Die Baugenehmigung für die zwei Häuser an der Wilhelm-Enßle-Straße ist im November erteilt worden, Bauherrin ist die Kreisbaugesellschaft. Anwohner haben daraufhin im Dezember einen Eilantrag beim Verwaltungsgericht Stuttgart eingereicht, um den Bau zu verhindern. Laut der Pressesprecherin und Verwaltungsrichterin Ulrike Zeitler wird eine Entscheidung im Juli erwartet. Die Anträge bezögen sich vor allem auf drei Punkte: eine Gefährdung des Hochwasserschutzes, die mangelnden Ausgleichsmaßnahmen und die Privilegierung von Flüchtlingsheimen, die auch dort gebaut werden dürften, wo sonst keine Bebauung zulässig sei.

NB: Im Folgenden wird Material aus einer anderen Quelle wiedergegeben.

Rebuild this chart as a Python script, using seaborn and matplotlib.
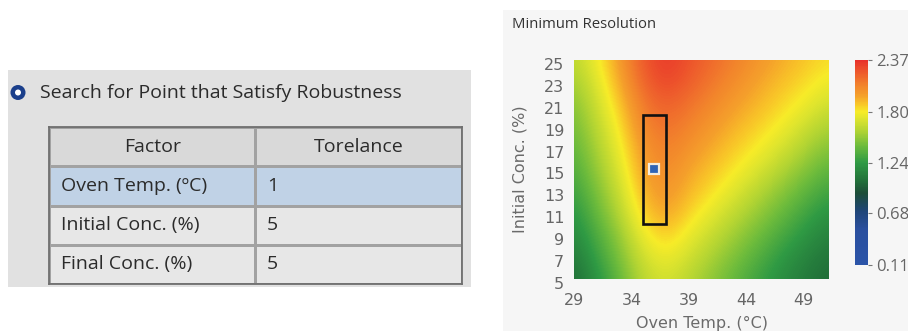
import numpy as np
import pandas as pd
import matplotlib
matplotlib.use("Agg")
import matplotlib.pyplot as plt
import matplotlib.transforms as mtransforms
from matplotlib.colors import LinearSegmentedColormap, ListedColormap
from matplotlib.patches import Rectangle, Circle
import seaborn as sns

# ---- robustness search settings (left table) ----
table_header = ["Factor", "Torelance"]
factors = ["Oven Temp. (ºC)", "Initial Conc. (%)", "Final Conc. (%)"]
tolerances = [1, 5, 5]
option_label = "Search for Point that Satisfy Robustness"

# ---- minimum resolution surface (right map) ----
oven_temp = [29, 31, 33, 35, 37, 39, 41, 43, 45, 47, 49, 51]
initial_conc = [25, 23, 21, 19, 17, 15, 13, 11, 9, 7, 5]
min_resolution = [
    [1.62, 1.77, 2.00, 2.24, 2.34, 2.26, 2.18, 2.10, 2.02, 1.95, 1.89, 1.83],
    [1.55, 1.72, 1.95, 2.20, 2.30, 2.22, 2.13, 2.05, 1.97, 1.90, 1.84, 1.77],
    [1.48, 1.67, 1.88, 2.13, 2.22, 2.15, 2.07, 1.99, 1.92, 1.85, 1.78, 1.68],
    [1.43, 1.62, 1.82, 2.08, 2.16, 2.09, 2.01, 1.93, 1.86, 1.79, 1.68, 1.58],
    [1.38, 1.57, 1.77, 2.02, 2.11, 2.03, 1.95, 1.87, 1.80, 1.70, 1.59, 1.48],
    [1.33, 1.52, 1.72, 1.98, 2.07, 1.97, 1.89, 1.81, 1.71, 1.60, 1.49, 1.38],
    [1.27, 1.46, 1.66, 1.93, 2.03, 1.92, 1.83, 1.72, 1.61, 1.50, 1.39, 1.29],
    [1.21, 1.40, 1.60, 1.86, 1.98, 1.85, 1.74, 1.63, 1.52, 1.41, 1.30, 1.20],
    [1.15, 1.33, 1.52, 1.77, 1.88, 1.76, 1.65, 1.54, 1.43, 1.32, 1.22, 1.12],
    [1.08, 1.27, 1.46, 1.68, 1.78, 1.68, 1.57, 1.46, 1.35, 1.24, 1.14, 1.06],
    [1.02, 1.20, 1.40, 1.62, 1.70, 1.61, 1.50, 1.39, 1.28, 1.18, 1.09, 1.02],
]
robust_temp = 36
robust_conc = 15
x_ticks = [29, 34, 39, 44, 49]
y_ticks = [5, 7, 9, 11, 13, 15, 17, 19, 21, 23, 25]
cbar_ticks = [0.11, 0.68, 1.24, 1.80, 2.37]
map_title = "Minimum Resolution"
x_label = "Oven Temp. (°C)"
y_label = "Initial Conc. (%)"

sns.set_theme(style="white")
plt.rcParams["font.family"] = ["DejaVu Sans"]

W, H = 908, 331
fig = plt.figure(figsize=(W / 100, H / 100), dpi=100)
fig.patch.set_facecolor("white")


def frac(x0, y0, x1, y1):
    """Pixel box (top-left origin) -> figure-fraction rect."""
    return [x0 / W, 1 - y1 / H, (x1 - x0) / W, (y1 - y0) / H]


# background canvas for the two panels
bg = fig.add_axes([0, 0, 1, 1], zorder=-5)
bg.set_xlim(0, W)
bg.set_ylim(H, 0)
bg.axis("off")
bg.add_patch(Rectangle((8, 70), 463, 217, facecolor="#e1e1e1", edgecolor="none"))
bg.add_patch(Rectangle((503, 10), W - 503, H - 10, facecolor="#f6f6f6", edgecolor="none"))

# radio button + option text
bg.add_patch(Circle((18, 92.5), 7.5, facecolor="#1b3f8b", edgecolor="none"))
bg.add_patch(Circle((18, 92.5), 3.0, facecolor="white", edgecolor="none"))
ui_font = dict(family="Open Sans", fontsize=14, color="#2b2b2b")
bg.text(40, 93, option_label, va="center", ha="left", **ui_font)

# ---- table drawn as a categorical heatmap of cell fills ----
tab_ax = fig.add_axes(frac(49, 127, 462, 284))
fill_codes = pd.DataFrame([[0, 0]] + [[1, 1]] + [[2, 2]] * (len(factors) - 1))
cell_cmap = ListedColormap(["#d9d9d9", "#c0d2e6", "#e7e7e7"])
sns.heatmap(fill_codes, ax=tab_ax, cmap=cell_cmap, vmin=-0.5, vmax=2.5, cbar=False,
            linewidths=1.0, linecolor="#a2a2a2", xticklabels=False, yticklabels=False)
for sp in tab_ax.spines.values():
    sp.set_visible(True)
    sp.set_color("#6f6f6f")
    sp.set_linewidth(1.3)
for c, head in enumerate(table_header):
    tab_ax.text(c + 0.5, 0.5, head, ha="center", va="center", **ui_font)
for r, (name, tol) in enumerate(zip(factors, tolerances), start=1):
    tab_ax.text(0.06, r + 0.5, name, ha="left", va="center", **ui_font)
    tab_ax.text(1.055, r + 0.5, str(tol), ha="left", va="center", **ui_font)

# ---- minimum resolution map ----
res_cmap = LinearSegmentedColormap.from_list("resolution", [
    (0.000, "#2b54a8"),
    (0.173, "#2a4f9e"),
    (0.261, "#1f4578"),
    (0.350, "#1d4d38"),
    (0.416, "#22733a"),
    (0.500, "#2f9a44"),
    (0.580, "#6cbb3c"),
    (0.655, "#b2d433"),
    (0.712, "#dde42e"),
    (0.748, "#f7ec28"),
    (0.783, "#f9c828"),
    (0.827, "#f5a02b"),
    (0.880, "#f2822c"),
    (0.940, "#ee5a2c"),
    (1.000, "#e8302b"),
])

ax = fig.add_axes(frac(574, 60, 829, 279))
ax.set_facecolor("#f6f6f6")
step_x = oven_temp[1] - oven_temp[0]
step_y = initial_conc[0] - initial_conc[1]
im = ax.imshow(np.array(min_resolution), cmap=res_cmap, vmin=cbar_ticks[0], vmax=cbar_ticks[-1],
               origin="upper", aspect="auto", interpolation="bicubic",
               interpolation_stage="data",
               extent=(oven_temp[0] - step_x / 2, oven_temp[-1] + step_x / 2,
                       initial_conc[-1] - step_y / 2, initial_conc[0] + step_y / 2))
ax.set_xlim(29, 51.2)
ax.set_ylim(5, 25)

# tolerance window around the robust point
temp_tol, conc_tol = tolerances[0], tolerances[1]
ax.add_patch(Rectangle((robust_temp - temp_tol, robust_conc - conc_tol), 2 * temp_tol,
                       2 * conc_tol, fill=False, edgecolor="#111111", linewidth=1.9))
ax.plot([robust_temp], [robust_conc], marker="s", markersize=6.5, color="#2f64b5",
        markeredgecolor="#f4ecdc", markeredgewidth=1.6)

ax.set_xticks(x_ticks)
ax.set_yticks(y_ticks)
ax.tick_params(length=0, labelsize=11.5, labelcolor="#666666")
ax.tick_params(axis="y", pad=7)
ax.tick_params(axis="x", pad=4)
for sp in ax.spines.values():
    sp.set_visible(False)
ax.set_xlabel(x_label, fontsize=11.5, color="#6a6a6a", labelpad=6)
ax.set_ylabel(y_label, fontsize=11.5, color="#6a6a6a", labelpad=12)
dy = mtransforms.ScaledTranslation(0, -4 / 100, fig.dpi_scale_trans)
for lab in ax.get_yticklabels():
    lab.set_transform(lab.get_transform() + dy)
dxy = mtransforms.ScaledTranslation(0, -8 / 100, fig.dpi_scale_trans)
for lab in ax.get_xticklabels():
    lab.set_transform(lab.get_transform() + dxy)

bg.text(512, 24, map_title, family="Open Sans", fontsize=10.7, color="#333333",
        ha="left", va="center")

# colour bar
cax = fig.add_axes(frac(855, 60, 868, 265))
cb = fig.colorbar(im, cax=cax, ticks=cbar_ticks)
cb.outline.set_visible(False)
cax.set_yticklabels([f"{t:.2f}" for t in cbar_ticks])
cax.tick_params(axis="y", length=3, width=0.8, color="#777777", pad=3,
                labelsize=12, labelcolor="#666666", right=True)
for lab in cax.get_yticklabels():
    lab.set_family("Open Sans")

fig.savefig("out.png", dpi=100, facecolor=fig.get_facecolor())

Keine größere Gefahr für Hochwasser

Tatsächlich liegt das Grundstück zum Teil in einem Gebiet, das laut Hochwassergefahrenkarte bei einem hundertjährlichen Hochwasser (HQ100) betroffen wäre. „Deswegen sind die Hürden für eine Ausnahmegenehmigung sehr hoch“, sagte Remshaldens Bürgermeister Stefan Breiter in der Sitzung des Gemeinderates. Allerdings wird in unmittelbarer Nähe eine Mulde gegraben, um Retentionsraum und einen Ausgleich zu schaffen – durch den Bau selbst werde die Gefahr bei Hochwasser also für die Anlieger nicht größer. Zudem stellte Dieter Schienmann, der Bauamtsleiter, klar, dass die in dem Flyer veröffentlichte Zahl von 240, 50 Meter über Meereshöhe, auf die der Pegel bei einem HQ100 angeblich steigen würde, nicht stimme: „Diese mag eventuell für ein extremes Hochwasser oder für einen anderen Abschnitt im Remstal zutreffen.“ Richtig sei, dass bei einem HQ100 von einer Pegelhöhe auf 239,90 Meter über Null ausgegangen werde. Und damit liege diese auch nicht wie in dem Flyer geschrieben bei 69 Zentimeter über dem Niveau der Wilhelm-Enßle-Straße, sondern drei Zentimeter darunter.

Zusätzliche Kapazitäten werden dringend gebraucht

Auch andere Vorwürfe wurden entkräftet. So wolle man mitnichten die Flüchtlingskrise dazu nutzen, um gemeindeeigenes Land in Bauland zu verwandeln. Zum einen sei das Grundstück schon im Flächennutzungsplan 2020 als Wohnbaufläche enthalten. „Zudem hat der Gesetzgeber in dieser Sondersituation die Möglichkeit eröffnet, auch im Außenbereich zu bauen“, sagte Dieter Schienmann. Leerstände in anderen Unterkünften in Remshalden seien nicht zu erwarten, vielmehr gebe es auch mit dem neuen Heim zu wenig Plätze: „Das Thema ist nicht beendet“, sagte der Kämmerer Holger Mayer. Die Gemeinde halte auch bewusst ein bis zwei Wohnungen für Obdachlose frei: „Da haben wir eine Aufnahmepflicht.“ Dass die Gemeinde angebotene Wohnungen abgelehnt habe, stimme nicht – von den fünf Angeboten seien einige zurückgezogen worden, andere Eigentümer hätten überzogene Mieten verlangt. Auch habe man nicht vorgehabt, die anderen Heime zu vernachlässigen, die Grundstücke zu verkaufen und damit den Bau der neuen Anschlussunterbringen zu finanzieren. „Wir haben mehr als 164 000 Euro in die bestehenden Unterkünfte investiert“, sagte Mayer.